Новое образование гражданских мест открыло и отцу моему новые пути в службе. Еще в 1775 годе издано высочайшее учреждение губерний. Екатерина, уничтожая коллегии, воеводства, губернские и провинциальные канцелярии со всем их причтом, хотела ввести новое правительство в России и создала новое тело политическое в своей империи. Генерал-прокурор князь Вяземский обязан был открыть разные новоучрежденные казначейства под особенными наименованиями. В начальники одного из них, Остаточным называемого, определен мой отец. Сии обстоятельства большое имели влияние на наш дом. Надлежало батюшке ехать в Петербург, потому что казначейство его, состоящее под непосредственным ведомством генерал-прокурора, находилось там. В это казначейство вступали все остатки от штатных расходов по государству, что и дало ему его наименование. Начальник оного обязан был вести остаткам счет и не иначе располагать расходом оных, как по именным высочайшим соизволениям, объявляемым тому казначейству генерал-прокурором. При сем назначении батюшка пожалован в статские советники. Тогда этот чин давал право ездить в 6 лошадей и носить шляпу с плюмажем. Вот все его собственные преимущества.

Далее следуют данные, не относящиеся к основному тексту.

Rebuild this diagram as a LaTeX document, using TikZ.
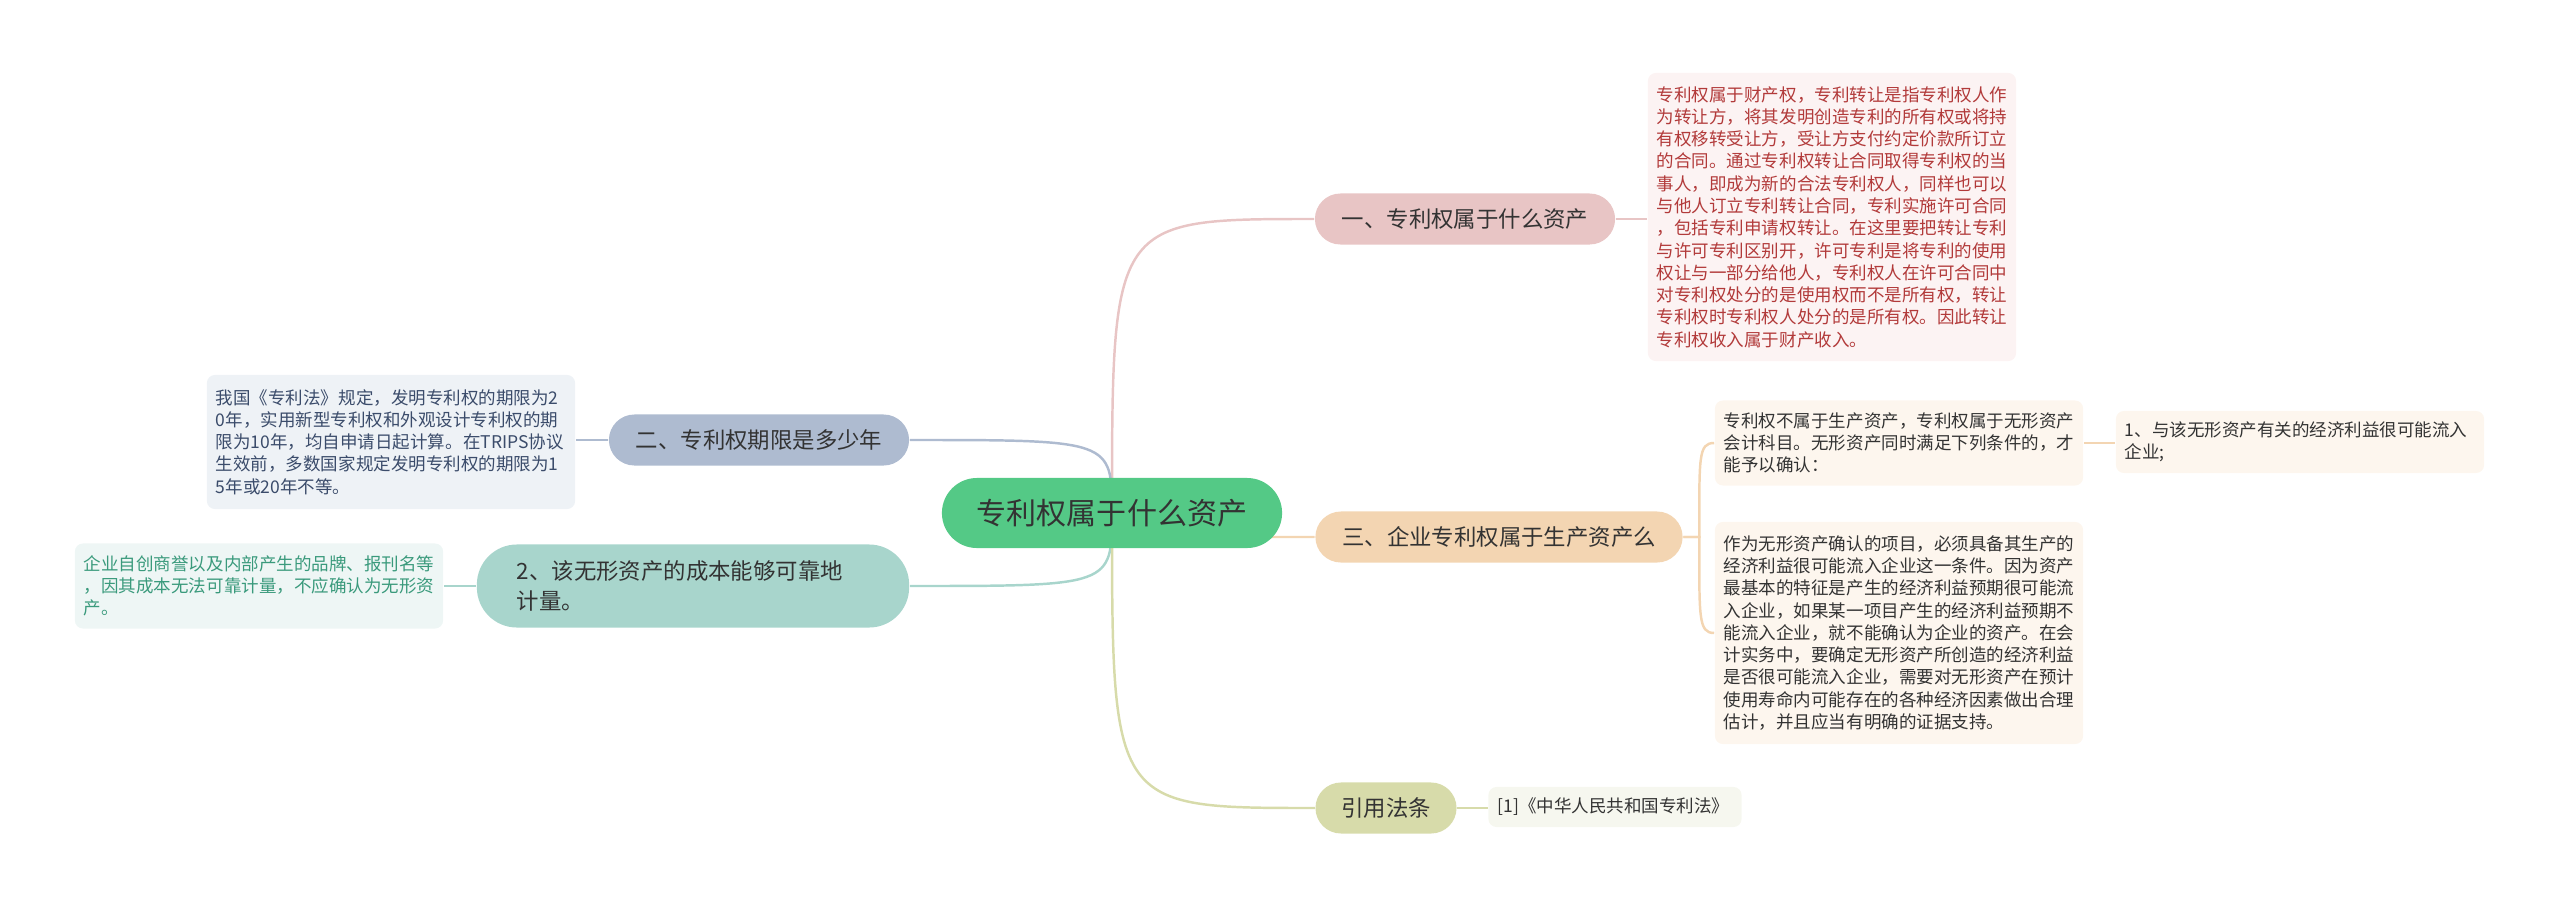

Отцу моему нельзя было никак перевезти в Петербург всего своего семейства: ни слабость здоровья матушкиного, ни ощущаемая уже расстройка их имения сего не позволяли. Итак, батюшка должен был оторваться от своего семейства и, в надежде лично произвести какой-нибудь переворот выгодный для себя по службе перемещением опять в Москву на значительное место, собрался он налегке и поехал один к новому году. Сколько сначала мы обрадовались его повышению, столько при разлуке с ним сделалось оно для нас вообще горестным, а паче для матушки, которая во все время супружества своего никогда с ним не расставалась. Но случаи мира бегут, как реки, и противу волн их кто постоит? Простились мы с родителем и остались домовничать одни в Москве.
1...шляпа с султаном... -- Султан -- торчащее вверх украшение на шляпе из конских волос или перьев.